• Task statement: Give back the full listing verbatim, apart from its images.

• Given information:
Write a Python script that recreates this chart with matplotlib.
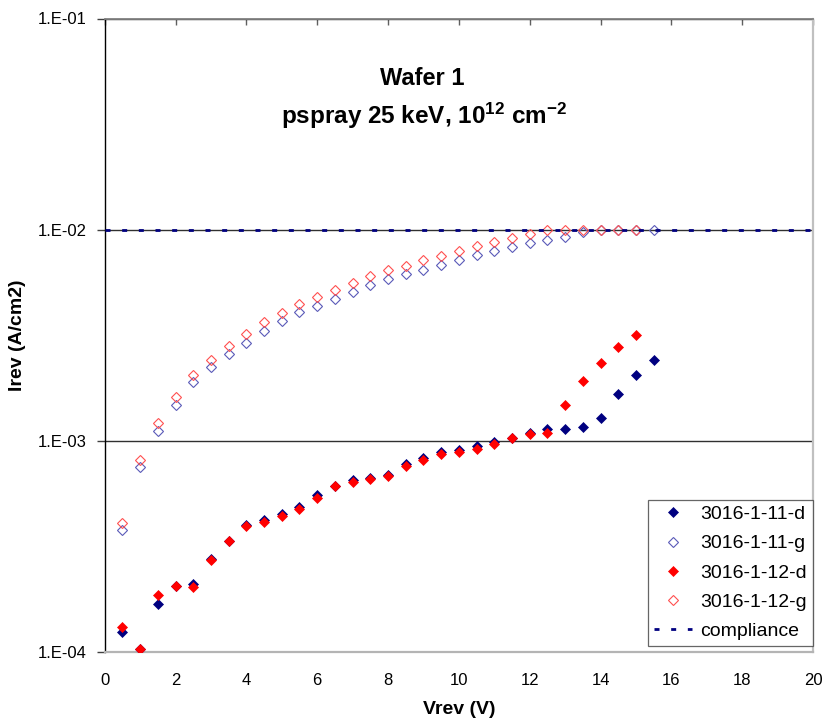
import matplotlib
matplotlib.use("Agg")
import matplotlib.pyplot as plt

plt.rcParams['font.family'] = ['Liberation Sans', 'DejaVu Sans']
plt.rcParams['mathtext.fontset'] = 'custom'
plt.rcParams['mathtext.rm'] = 'Liberation Sans:bold'
plt.rcParams['mathtext.it'] = 'Liberation Sans:bold'
plt.rcParams['mathtext.bf'] = 'Liberation Sans:bold'

# ---------------- data ----------------
v_11 = [0.5, 1.0, 1.5, 2.0, 2.5, 3.0, 3.5, 4.0, 4.5, 5.0, 5.5, 6.0, 6.5, 7.0, 7.5, 8.0,
        8.5, 9.0, 9.5, 10.0, 10.5, 11.0, 11.5, 12.0, 12.5, 13.0, 13.5, 14.0, 14.5, 15.0, 15.5]
v_12 = [0.5, 1.0, 1.5, 2.0, 2.5, 3.0, 3.5, 4.0, 4.5, 5.0, 5.5, 6.0, 6.5, 7.0, 7.5, 8.0,
        8.5, 9.0, 9.5, 10.0, 10.5, 11.0, 11.5, 12.0, 12.5, 13.0, 13.5, 14.0, 14.5, 15.0]

i_11_d = [1.24e-4, 1.03e-4, 1.69e-4, 2.05e-4, 2.09e-4, 2.77e-4, 3.36e-4, 3.99e-4, 4.21e-4,
          4.49e-4, 4.86e-4, 5.52e-4, 6.09e-4, 6.55e-4, 6.70e-4, 6.92e-4, 7.74e-4, 8.29e-4,
          8.89e-4, 9.08e-4, 9.42e-4, 9.87e-4, 1.035e-3, 1.094e-3, 1.138e-3, 1.143e-3,
          1.162e-3, 1.282e-3, 1.673e-3, 2.042e-3, 2.424e-3]
i_11_g = [3.77e-4, 7.52e-4, 1.113e-3, 1.477e-3, 1.892e-3, 2.236e-3, 2.568e-3, 2.904e-3,
          3.31e-3, 3.69e-3, 4.06e-3, 4.37e-3, 4.69e-3, 5.08e-3, 5.47e-3, 5.83e-3, 6.14e-3,
          6.47e-3, 6.83e-3, 7.18e-3, 7.58e-3, 7.92e-3, 8.27e-3, 8.64e-3, 8.97e-3, 9.23e-3,
          9.71e-3, 1.0e-2, 1.0e-2, 1.0e-2, 1.0e-2]
i_12_d = [1.31e-4, 1.03e-4, 1.87e-4, 2.05e-4, 2.03e-4, 2.72e-4, 3.36e-4, 3.97e-4, 4.11e-4,
          4.39e-4, 4.78e-4, 5.38e-4, 6.09e-4, 6.41e-4, 6.58e-4, 6.81e-4, 7.60e-4, 8.15e-4,
          8.70e-4, 8.85e-4, 9.14e-4, 9.63e-4, 1.031e-3, 1.074e-3, 1.094e-3, 1.483e-3,
          1.919e-3, 2.344e-3, 2.78e-3, 3.18e-3]
i_12_g = [4.10e-4, 8.15e-4, 1.21e-3, 1.61e-3, 2.05e-3, 2.42e-3, 2.80e-3, 3.19e-3, 3.64e-3,
          4.03e-3, 4.43e-3, 4.80e-3, 5.20e-3, 5.59e-3, 6.01e-3, 6.42e-3, 6.75e-3, 7.16e-3,
          7.53e-3, 7.92e-3, 8.34e-3, 8.71e-3, 9.09e-3, 9.57e-3, 9.92e-3, 1.0e-2, 1.0e-2,
          1.0e-2, 1.0e-2, 1.0e-2]
v_compliance = [0, 20]
i_compliance = [1e-2, 1e-2]

series_labels = ['3016-1-11-d', '3016-1-11-g', '3016-1-12-d', '3016-1-12-g', 'compliance']
y_ticks = [1e-4, 1e-3, 1e-2, 1e-1]
y_ticklabels = ['1.E-04', '1.E-03', '1.E-02', '1.E-01']
x_ticks = [0, 2, 4, 6, 8, 10, 12, 14, 16, 18, 20]

# ---------------- figure ----------------
fig = plt.figure(figsize=(8.34, 7.26), dpi=100)
W, H = 834, 726
L, R, T, B = 104.7, 813, 18.5, 652
ax = fig.add_axes([L / W, 1 - B / H, (R - L) / W, (B - T) / H])

navy = '#000080'
red = '#ff0000'

ax.plot(v_11, i_11_d, ls='none', marker='D', ms=5.4, mfc=navy, mec=navy, mew=0.5,
        label=series_labels[0], zorder=3)
ax.plot(v_11, i_11_g, ls='none', marker='D', ms=4.6, mfc='none', mec='#5a5ab8', mew=0.8,
        label=series_labels[1], zorder=3)
ax.plot(v_12, i_12_d, ls='none', marker='D', ms=5.4, mfc=red, mec=red, mew=0.5,
        label=series_labels[2], zorder=4)
ax.plot(v_12, i_12_g, ls='none', marker='D', ms=4.6, mfc='none', mec='#ff5050', mew=0.8,
        label=series_labels[3], zorder=4)
ax.plot(v_compliance, i_compliance, color=navy, lw=2.0, ls=(0, (1.8, 4.2)),
        dash_capstyle='butt', label=series_labels[4], zorder=5)

ax.set_yscale('log')
ax.set_ylim(1e-4, 1e-1)
ax.set_xlim(0, 20)
ax.set_yticks(y_ticks)
ax.set_yticklabels(y_ticklabels)
ax.yaxis.set_minor_locator(matplotlib.ticker.NullLocator())
ax.set_xticks(x_ticks)
ax.set_xticklabels([str(x) for x in x_ticks])

ax.tick_params(axis='y', direction='out', length=6, width=1, color='#404040',
               labelsize=12, pad=7)
ax.tick_params(axis='x', bottom=False, top=True, direction='in', length=4, width=1,
               color='#606060', labelsize=12, pad=15, labelbottom=True, labeltop=False)

ax.yaxis.grid(True, color='#303030', lw=1.0)
ax.set_axisbelow(True)

ax.spines['left'].set_color('black')
ax.spines['left'].set_linewidth(1.0)
ax.spines['top'].set_color('#808080')
ax.spines['top'].set_linewidth(1.3)
ax.spines['right'].set_color('#c0c0c0')
ax.spines['right'].set_linewidth(1.6)
ax.spines['bottom'].set_color('#b4b4b4')
ax.spines['bottom'].set_linewidth(1.6)

leg = ax.legend(loc='lower right', bbox_to_anchor=(1.0, 0.0095), fontsize=14,
                frameon=True, fancybox=False, edgecolor='#404040', borderaxespad=0,
                handlelength=1.95, handletextpad=0.45, borderpad=0.3, labelspacing=0.6)
leg.get_frame().set_linewidth(0.9)

fig.text(422 / W, 1 - 85 / H, 'Wafer 1', ha='center', va='baseline',
         fontsize=17, fontweight='bold')
fig.text(424 / W, 1 - 124 / H, r'pspray 25 keV, 10$^{12}$ cm$^{-2}$', ha='center',
         va='baseline', fontsize=17.5, fontweight='bold')

fig.text(18 / W, 1 - 335 / H, 'Irev (A/cm2)', rotation=90, ha='center', va='center',
         fontsize=14, fontweight='bold')
fig.text(459 / W, 1 - 710 / H, 'Vrev (V)', ha='center', va='center',
         fontsize=14, fontweight='bold')

fig.savefig('out.png', dpi=100, facecolor='white')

• Solved exercise:
Write a Python script that recreates this chart with matplotlib.
import matplotlib
matplotlib.use("Agg")
import matplotlib.pyplot as plt

plt.rcParams['font.family'] = ['Liberation Sans', 'DejaVu Sans']
plt.rcParams['mathtext.fontset'] = 'custom'
plt.rcParams['mathtext.rm'] = 'Liberation Sans:bold'
plt.rcParams['mathtext.it'] = 'Liberation Sans:bold'
plt.rcParams['mathtext.bf'] = 'Liberation Sans:bold'

# ---------------- data ----------------
v_11 = [0.5, 1.0, 1.5, 2.0, 2.5, 3.0, 3.5, 4.0, 4.5, 5.0, 5.5, 6.0, 6.5, 7.0, 7.5, 8.0,
        8.5, 9.0, 9.5, 10.0, 10.5, 11.0, 11.5, 12.0, 12.5, 13.0, 13.5, 14.0, 14.5, 15.0, 15.5]
v_12 = [0.5, 1.0, 1.5, 2.0, 2.5, 3.0, 3.5, 4.0, 4.5, 5.0, 5.5, 6.0, 6.5, 7.0, 7.5, 8.0,
        8.5, 9.0, 9.5, 10.0, 10.5, 11.0, 11.5, 12.0, 12.5, 13.0, 13.5, 14.0, 14.5, 15.0]

i_11_d = [1.24e-4, 1.03e-4, 1.69e-4, 2.05e-4, 2.09e-4, 2.77e-4, 3.36e-4, 3.99e-4, 4.21e-4,
          4.49e-4, 4.86e-4, 5.52e-4, 6.09e-4, 6.55e-4, 6.70e-4, 6.92e-4, 7.74e-4, 8.29e-4,
          8.89e-4, 9.08e-4, 9.42e-4, 9.87e-4, 1.035e-3, 1.094e-3, 1.138e-3, 1.143e-3,
          1.162e-3, 1.282e-3, 1.673e-3, 2.042e-3, 2.424e-3]
i_11_g = [3.77e-4, 7.52e-4, 1.113e-3, 1.477e-3, 1.892e-3, 2.236e-3, 2.568e-3, 2.904e-3,
          3.31e-3, 3.69e-3, 4.06e-3, 4.37e-3, 4.69e-3, 5.08e-3, 5.47e-3, 5.83e-3, 6.14e-3,
          6.47e-3, 6.83e-3, 7.18e-3, 7.58e-3, 7.92e-3, 8.27e-3, 8.64e-3, 8.97e-3, 9.23e-3,
          9.71e-3, 1.0e-2, 1.0e-2, 1.0e-2, 1.0e-2]
i_12_d = [1.31e-4, 1.03e-4, 1.87e-4, 2.05e-4, 2.03e-4, 2.72e-4, 3.36e-4, 3.97e-4, 4.11e-4,
          4.39e-4, 4.78e-4, 5.38e-4, 6.09e-4, 6.41e-4, 6.58e-4, 6.81e-4, 7.60e-4, 8.15e-4,
          8.70e-4, 8.85e-4, 9.14e-4, 9.63e-4, 1.031e-3, 1.074e-3, 1.094e-3, 1.483e-3,
          1.919e-3, 2.344e-3, 2.78e-3, 3.18e-3]
i_12_g = [4.10e-4, 8.15e-4, 1.21e-3, 1.61e-3, 2.05e-3, 2.42e-3, 2.80e-3, 3.19e-3, 3.64e-3,
          4.03e-3, 4.43e-3, 4.80e-3, 5.20e-3, 5.59e-3, 6.01e-3, 6.42e-3, 6.75e-3, 7.16e-3,
          7.53e-3, 7.92e-3, 8.34e-3, 8.71e-3, 9.09e-3, 9.57e-3, 9.92e-3, 1.0e-2, 1.0e-2,
          1.0e-2, 1.0e-2, 1.0e-2]
v_compliance = [0, 20]
i_compliance = [1e-2, 1e-2]

series_labels = ['3016-1-11-d', '3016-1-11-g', '3016-1-12-d', '3016-1-12-g', 'compliance']
y_ticks = [1e-4, 1e-3, 1e-2, 1e-1]
y_ticklabels = ['1.E-04', '1.E-03', '1.E-02', '1.E-01']
x_ticks = [0, 2, 4, 6, 8, 10, 12, 14, 16, 18, 20]

# ---------------- figure ----------------
fig = plt.figure(figsize=(8.34, 7.26), dpi=100)
W, H = 834, 726
L, R, T, B = 104.7, 813, 18.5, 652
ax = fig.add_axes([L / W, 1 - B / H, (R - L) / W, (B - T) / H])

navy = '#000080'
red = '#ff0000'

ax.plot(v_11, i_11_d, ls='none', marker='D', ms=5.4, mfc=navy, mec=navy, mew=0.5,
        label=series_labels[0], zorder=3)
ax.plot(v_11, i_11_g, ls='none', marker='D', ms=4.6, mfc='none', mec='#5a5ab8', mew=0.8,
        label=series_labels[1], zorder=3)
ax.plot(v_12, i_12_d, ls='none', marker='D', ms=5.4, mfc=red, mec=red, mew=0.5,
        label=series_labels[2], zorder=4)
ax.plot(v_12, i_12_g, ls='none', marker='D', ms=4.6, mfc='none', mec='#ff5050', mew=0.8,
        label=series_labels[3], zorder=4)
ax.plot(v_compliance, i_compliance, color=navy, lw=2.0, ls=(0, (1.8, 4.2)),
        dash_capstyle='butt', label=series_labels[4], zorder=5)

ax.set_yscale('log')
ax.set_ylim(1e-4, 1e-1)
ax.set_xlim(0, 20)
ax.set_yticks(y_ticks)
ax.set_yticklabels(y_ticklabels)
ax.yaxis.set_minor_locator(matplotlib.ticker.NullLocator())
ax.set_xticks(x_ticks)
ax.set_xticklabels([str(x) for x in x_ticks])

ax.tick_params(axis='y', direction='out', length=6, width=1, color='#404040',
               labelsize=12, pad=7)
ax.tick_params(axis='x', bottom=False, top=True, direction='in', length=4, width=1,
               color='#606060', labelsize=12, pad=15, labelbottom=True, labeltop=False)

ax.yaxis.grid(True, color='#303030', lw=1.0)
ax.set_axisbelow(True)

ax.spines['left'].set_color('black')
ax.spines['left'].set_linewidth(1.0)
ax.spines['top'].set_color('#808080')
ax.spines['top'].set_linewidth(1.3)
ax.spines['right'].set_color('#c0c0c0')
ax.spines['right'].set_linewidth(1.6)
ax.spines['bottom'].set_color('#b4b4b4')
ax.spines['bottom'].set_linewidth(1.6)

leg = ax.legend(loc='lower right', bbox_to_anchor=(1.0, 0.0095), fontsize=14,
                frameon=True, fancybox=False, edgecolor='#404040', borderaxespad=0,
                handlelength=1.95, handletextpad=0.45, borderpad=0.3, labelspacing=0.6)
leg.get_frame().set_linewidth(0.9)

fig.text(422 / W, 1 - 85 / H, 'Wafer 1', ha='center', va='baseline',
         fontsize=17, fontweight='bold')
fig.text(424 / W, 1 - 124 / H, r'pspray 25 keV, 10$^{12}$ cm$^{-2}$', ha='center',
         va='baseline', fontsize=17.5, fontweight='bold')

fig.text(18 / W, 1 - 335 / H, 'Irev (A/cm2)', rotation=90, ha='center', va='center',
         fontsize=14, fontweight='bold')
fig.text(459 / W, 1 - 710 / H, 'Vrev (V)', ha='center', va='center',
         fontsize=14, fontweight='bold')

fig.savefig('out.png', dpi=100, facecolor='white')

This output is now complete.